Constitution merry-go-round
Is the current constitution so broken that we have to have 11 drafts? There is that unsettling feeling that somebody will get all the rights.
Exactly where can one find the 10 other draft constitutions?
This question comes to mind following the revelation by the Government, in a press statement in response to the stinging broadside by Chief Justice Ivor Archie that the current controversial draft constitution is the 11th draft!
My lord, not one, not two but three draft constitutions.
Ken Gordon and several other prominent citizens formed a group called the Principle of Fairness Committee and formulated one; Sir Ellis Clarke, an old hand at drafting constitutions, did one all by himself and was involved in putting together another.
That accounts for three drafts. One isn’t quite sure what happened afterwards but we are told that on January 9 there was another draft which was presented to Parliament. This is the one that provoked the ire of His Lordship last week with its proposals for a Ministry of Justice which would have judicial “oversight” to put it bluntly.
Despite Government’s protestations to the contrary, one wonders that after all this writing and drafting and tinkering, Government would want to propose changes to the present arrangements.

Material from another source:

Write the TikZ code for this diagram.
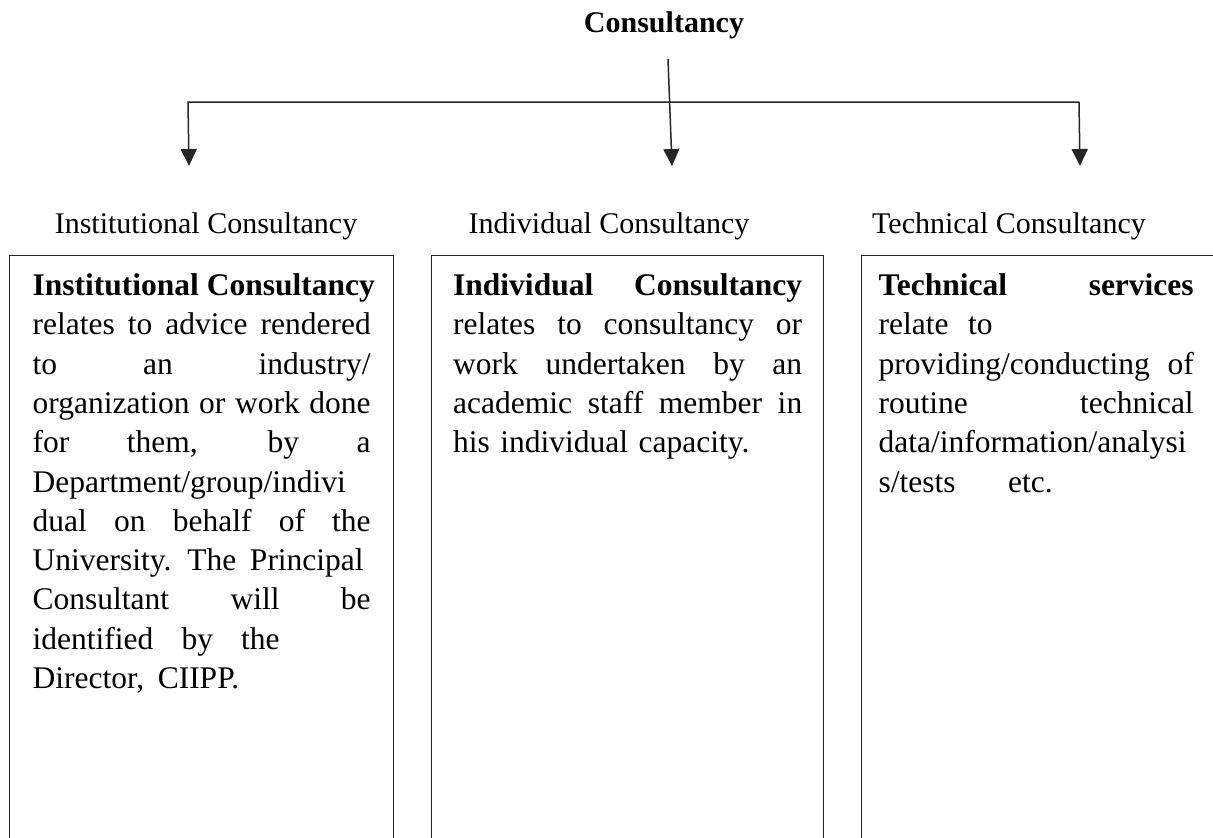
\documentclass[tikz,border=0pt]{standalone}
\usepackage{fontspec}
\setmainfont{Liberation Serif}
\usetikzlibrary{arrows.meta, positioning}
\newcommand{\jline}[2][\hsize]{\makebox[#1][s]{\spaceskip=.25em plus 1fil\relax #2}}

\begin{document}
\begin{tikzpicture}[x=1pt, y=-1pt,
  conn/.style={line width=1.5pt, draw=black!85},
  tip/.style={conn, -{Triangle[length=17pt, width=16pt]}},
  head/.style={font=\fontsize{30}{36}\selectfont, inner sep=0pt, anchor=base},
  descbox/.style={draw=black!85, line width=1.4pt, anchor=north west, align=left,
    inner ysep=18pt, text depth=560pt, font=\fontsize{31.5}{39.3}\selectfont}]
\useasboundingbox (0,0) rectangle (1213,838);
\clip (0,0) rectangle (1213,838);

\node [head, font=\fontsize{30}{36}\selectfont\bfseries] (root) at (664,32) {Consultancy};

\coordinate (stem) at (668,59);
\coordinate (barL) at (188,102);
\coordinate (barR) at (1079,102);
\coordinate (tipL) at (189,166);
\coordinate (tipM) at (672,166);
\coordinate (tipR) at (1080,166);

\draw [tip] (stem) -- (tipM);
\draw [tip] (barR) -- (barL) -- (tipL);
\draw [tip] (barR) -- (tipR);

\node [head] (instlabel) at (206,233) {Institutional Consultancy};
\node [head] (indlabel) at (609,233) {Individual Consultancy};
\node [head] (techlabel) at (1009,233) {Technical Consultancy};

\node [descbox, text width=338pt, inner xsep=23pt] (instbody) at (9,255) {%
\jline{\textbf{Institutional Consultancy}}\\
\jline{relates to advice rendered}\\
\jline{to an industry/}\\
\jline{organization or work done}\\
\jline{for them, by a}\\
Department/group/indivi\\
\jline{dual on behalf of the}\\
\jline[331pt]{University. The Principal}\\
\jline{Consultant will be}\\
\jline[247pt]{identified by the}\\
Director,\hspace{3pt} CIIPP.};

\node [descbox, text width=349pt, inner xsep=21.5pt] (indbody) at (431,255) {%
\jline{\textbf{Individual Consultancy}}\\
\jline{relates to consultancy or}\\
\jline{work undertaken by an}\\
\jline{academic staff member in}\\
his individual capacity.};

\node [descbox, text width=340pt, inner xsep=17pt] (techbody) at (861,255) {%
\jline[315pt]{\textbf{Technical services}}\\
\jline[114pt]{relate to}\\
\jline[315pt]{providing/conducting of}\\
\jline[315pt]{routine technical}\\
data/information/analysi\\
\jline[174pt]{s/tests etc.}};
\end{tikzpicture}
\end{document}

One has to wonder whether the final document, which we are told should be ready in 18 months, will not represent the fantasies and insecurities of one man rather than a social contract that is more consistent of a Twenty First Century liberal Western democracy where the United Nations’ Declaration of Human Rights will be firmly entrenched and the cherished Independence of the Judiciary will remain intact..
I haven’t seen the last draft, or for that matter all 11 drafts, but one that I saw gave an awful lot of power to the executive president and proposes, among other things, the licensing of the press- a measure that could send this country cart-wheeling backwards into the era of the Divine Right of Kings.
So the drafting, writing, drawing up and constitution making go on and on and one isn’t quite sure whether we will benefit from all of this. Or whether we will end up with less rights and somebody else with all the rights.